What about hybrids with C. Kentuckiensis? Like Lucy Pinkepank? Or Giselle?

Ahh yes saxifraga.


----------



## emydura (Apr 11, 2016)

Just stunning Tom. I'm stopped from being envious when I think how much colder it would have to be in Canberra to grow these.


----------



## PotomacV (Apr 11, 2016)

Wow! So beautiful!


----------



## paphioboy (Apr 12, 2016)

Wow!! :clap::clap::clap:


----------



## Clark (Apr 12, 2016)

Charm overload


----------



## KyushuCalanthe (Apr 15, 2016)

Linus_Cello said:


> What about hybrids with C. Kentuckiensis? Like Lucy Pinkepank? Or Giselle?



Cyps in general are on the edge, or really over the edge, here. The summer is impossibly hot for most. I have Victoria (pubescens x fasciolatum) and Philipp (macranthos x kentuckiense) at the moment. They grow, but do not flourish.

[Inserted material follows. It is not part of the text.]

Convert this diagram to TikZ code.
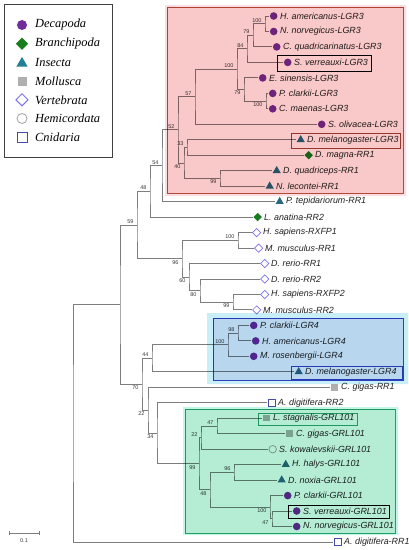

I've also grown and flowered Gisela (macranthos x parviflorum), Sabine (fasciolatum x macranthos), and Aki (pubescens x macranthos), but eventually I lost all of those. It is frustrating, but not surprising.


----------



## Ozpaph (Apr 15, 2016)

really beautiful - congratulations.


----------



## SlipperKing (Apr 15, 2016)

What beauty


----------



## Linus_Cello (Apr 15, 2016)

KyushuCalanthe said:


> Cyps in general are on the edge, or really over the edge, here. The summer is impossibly hot for most. I have Victoria (pubescens x fasciolatum) and Philipp (macranthos x kentuckiense) at the moment. They grow, but do not flourish. I've also grown and flowered Gisela (macranthos x parviflorum), Sabine (fasciolatum x macranthos), and Aki (pubescens x macranthos), but eventually I lost all of those. It is frustrating, but not surprising.

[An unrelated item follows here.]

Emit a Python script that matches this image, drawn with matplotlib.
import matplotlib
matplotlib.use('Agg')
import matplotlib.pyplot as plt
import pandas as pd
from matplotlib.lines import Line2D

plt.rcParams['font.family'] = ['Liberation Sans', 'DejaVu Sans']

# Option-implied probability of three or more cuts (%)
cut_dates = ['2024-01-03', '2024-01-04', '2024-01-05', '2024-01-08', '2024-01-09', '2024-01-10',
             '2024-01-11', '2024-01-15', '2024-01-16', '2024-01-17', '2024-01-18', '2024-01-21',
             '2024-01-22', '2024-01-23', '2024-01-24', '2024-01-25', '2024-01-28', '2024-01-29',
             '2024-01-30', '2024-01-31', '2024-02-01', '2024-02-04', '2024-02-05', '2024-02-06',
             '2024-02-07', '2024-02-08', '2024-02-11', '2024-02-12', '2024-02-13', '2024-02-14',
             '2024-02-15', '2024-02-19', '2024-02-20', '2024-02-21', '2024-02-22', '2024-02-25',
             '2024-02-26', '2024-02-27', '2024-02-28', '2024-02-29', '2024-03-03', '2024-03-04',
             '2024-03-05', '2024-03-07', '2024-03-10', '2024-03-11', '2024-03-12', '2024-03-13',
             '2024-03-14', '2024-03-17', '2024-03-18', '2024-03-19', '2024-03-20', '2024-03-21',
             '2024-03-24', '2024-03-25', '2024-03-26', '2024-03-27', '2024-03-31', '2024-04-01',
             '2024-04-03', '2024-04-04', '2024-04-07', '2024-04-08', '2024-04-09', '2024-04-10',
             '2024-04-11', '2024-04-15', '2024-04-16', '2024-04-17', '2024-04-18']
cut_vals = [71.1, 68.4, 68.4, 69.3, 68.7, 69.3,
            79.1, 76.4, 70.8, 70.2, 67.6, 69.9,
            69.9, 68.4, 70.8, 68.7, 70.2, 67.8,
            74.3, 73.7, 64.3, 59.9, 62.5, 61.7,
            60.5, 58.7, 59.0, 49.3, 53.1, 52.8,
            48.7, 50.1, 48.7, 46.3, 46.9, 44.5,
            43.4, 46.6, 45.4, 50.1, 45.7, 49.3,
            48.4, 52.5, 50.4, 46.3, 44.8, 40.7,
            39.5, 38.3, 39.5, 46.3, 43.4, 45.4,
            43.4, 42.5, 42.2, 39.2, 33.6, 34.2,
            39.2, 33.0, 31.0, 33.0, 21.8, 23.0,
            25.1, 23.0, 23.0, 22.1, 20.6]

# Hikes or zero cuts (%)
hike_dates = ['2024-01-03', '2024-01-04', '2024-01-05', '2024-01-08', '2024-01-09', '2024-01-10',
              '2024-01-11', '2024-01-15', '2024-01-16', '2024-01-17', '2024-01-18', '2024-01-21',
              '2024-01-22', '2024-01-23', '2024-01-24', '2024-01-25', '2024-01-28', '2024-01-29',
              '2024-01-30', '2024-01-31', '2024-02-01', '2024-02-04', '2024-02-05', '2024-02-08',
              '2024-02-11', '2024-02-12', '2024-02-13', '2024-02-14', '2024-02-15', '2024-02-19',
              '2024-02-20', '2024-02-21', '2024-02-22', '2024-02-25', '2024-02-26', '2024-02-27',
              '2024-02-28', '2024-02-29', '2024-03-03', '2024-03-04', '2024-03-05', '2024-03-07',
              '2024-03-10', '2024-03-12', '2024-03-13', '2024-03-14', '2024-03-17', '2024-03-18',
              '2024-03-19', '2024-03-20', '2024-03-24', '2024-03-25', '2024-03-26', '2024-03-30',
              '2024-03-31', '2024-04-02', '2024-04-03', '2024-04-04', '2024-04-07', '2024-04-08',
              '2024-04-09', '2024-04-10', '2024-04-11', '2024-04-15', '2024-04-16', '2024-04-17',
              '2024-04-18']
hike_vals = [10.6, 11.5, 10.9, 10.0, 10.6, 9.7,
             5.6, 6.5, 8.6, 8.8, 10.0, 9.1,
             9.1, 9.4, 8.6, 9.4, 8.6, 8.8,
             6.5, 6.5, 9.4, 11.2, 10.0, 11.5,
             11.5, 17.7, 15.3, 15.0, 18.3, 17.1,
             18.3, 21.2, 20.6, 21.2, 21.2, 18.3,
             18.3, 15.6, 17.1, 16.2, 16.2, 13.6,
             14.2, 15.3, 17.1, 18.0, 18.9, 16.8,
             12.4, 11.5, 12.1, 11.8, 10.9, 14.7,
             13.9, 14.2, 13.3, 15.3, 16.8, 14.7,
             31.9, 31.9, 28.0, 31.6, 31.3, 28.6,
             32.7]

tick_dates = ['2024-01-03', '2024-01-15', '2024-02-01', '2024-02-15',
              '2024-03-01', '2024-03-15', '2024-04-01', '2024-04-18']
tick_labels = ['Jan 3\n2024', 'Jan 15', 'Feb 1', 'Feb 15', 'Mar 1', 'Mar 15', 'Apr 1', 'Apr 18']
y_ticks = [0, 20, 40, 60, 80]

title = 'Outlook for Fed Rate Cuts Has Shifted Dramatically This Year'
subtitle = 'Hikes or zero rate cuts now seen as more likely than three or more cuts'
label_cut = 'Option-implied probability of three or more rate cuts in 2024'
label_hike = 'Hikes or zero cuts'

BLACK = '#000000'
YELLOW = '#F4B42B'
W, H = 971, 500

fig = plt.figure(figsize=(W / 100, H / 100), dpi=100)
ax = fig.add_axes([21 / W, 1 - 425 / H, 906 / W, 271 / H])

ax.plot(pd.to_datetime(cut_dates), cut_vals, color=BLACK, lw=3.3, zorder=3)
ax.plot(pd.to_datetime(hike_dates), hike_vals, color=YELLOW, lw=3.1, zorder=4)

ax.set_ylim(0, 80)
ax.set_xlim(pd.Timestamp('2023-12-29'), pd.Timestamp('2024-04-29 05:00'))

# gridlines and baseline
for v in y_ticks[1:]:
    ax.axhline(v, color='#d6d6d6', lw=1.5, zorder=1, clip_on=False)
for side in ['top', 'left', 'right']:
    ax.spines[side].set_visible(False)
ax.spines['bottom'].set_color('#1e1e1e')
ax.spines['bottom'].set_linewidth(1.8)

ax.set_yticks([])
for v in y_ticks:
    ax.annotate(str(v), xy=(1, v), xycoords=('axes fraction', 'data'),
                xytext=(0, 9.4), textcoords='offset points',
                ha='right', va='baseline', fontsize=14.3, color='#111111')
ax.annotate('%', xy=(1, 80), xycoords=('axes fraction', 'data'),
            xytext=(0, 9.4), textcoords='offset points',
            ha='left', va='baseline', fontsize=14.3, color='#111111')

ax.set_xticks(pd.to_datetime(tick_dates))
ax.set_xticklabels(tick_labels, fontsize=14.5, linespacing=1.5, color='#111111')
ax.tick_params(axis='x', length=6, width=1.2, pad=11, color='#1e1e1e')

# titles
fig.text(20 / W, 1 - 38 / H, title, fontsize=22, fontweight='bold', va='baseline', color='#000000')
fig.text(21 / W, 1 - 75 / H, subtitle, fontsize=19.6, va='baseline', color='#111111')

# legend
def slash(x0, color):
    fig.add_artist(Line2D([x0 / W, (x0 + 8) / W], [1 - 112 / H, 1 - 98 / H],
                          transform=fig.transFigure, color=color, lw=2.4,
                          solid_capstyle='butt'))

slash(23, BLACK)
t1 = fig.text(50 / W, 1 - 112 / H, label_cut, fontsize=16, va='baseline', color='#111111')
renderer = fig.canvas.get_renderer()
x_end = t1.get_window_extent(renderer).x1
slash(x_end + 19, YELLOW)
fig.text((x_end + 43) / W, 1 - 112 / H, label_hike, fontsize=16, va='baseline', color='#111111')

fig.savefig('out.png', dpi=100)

You are growing these in the ground?
Have you tried "zeer pot" or some evaporative cooling method?


----------



## KyushuCalanthe (Apr 15, 2016)

Linus_Cello said:


> You are growing these in the ground?
> Have you tried "zeer pot" or some evaporative cooling method?



I tried both with equal results. If you go to my blog you can see articles of how I did it, plus I made a video of a "double pot" method for Cyps. Still too damned hot here for Cyps.


----------



## Marco (Apr 16, 2016)

beautiful!


----------



## Drorchid (May 27, 2016)

Wow! Amazing! Wish I could grow those here in Minnesota!


----------



## roy bailey (Jun 4, 2016)

That's amazing love that that swirl in the leaf. I bought one last autumn but it didn't produce a shoot. Discovered it isn't dead today so I will keep fingers crossed for next year.


----------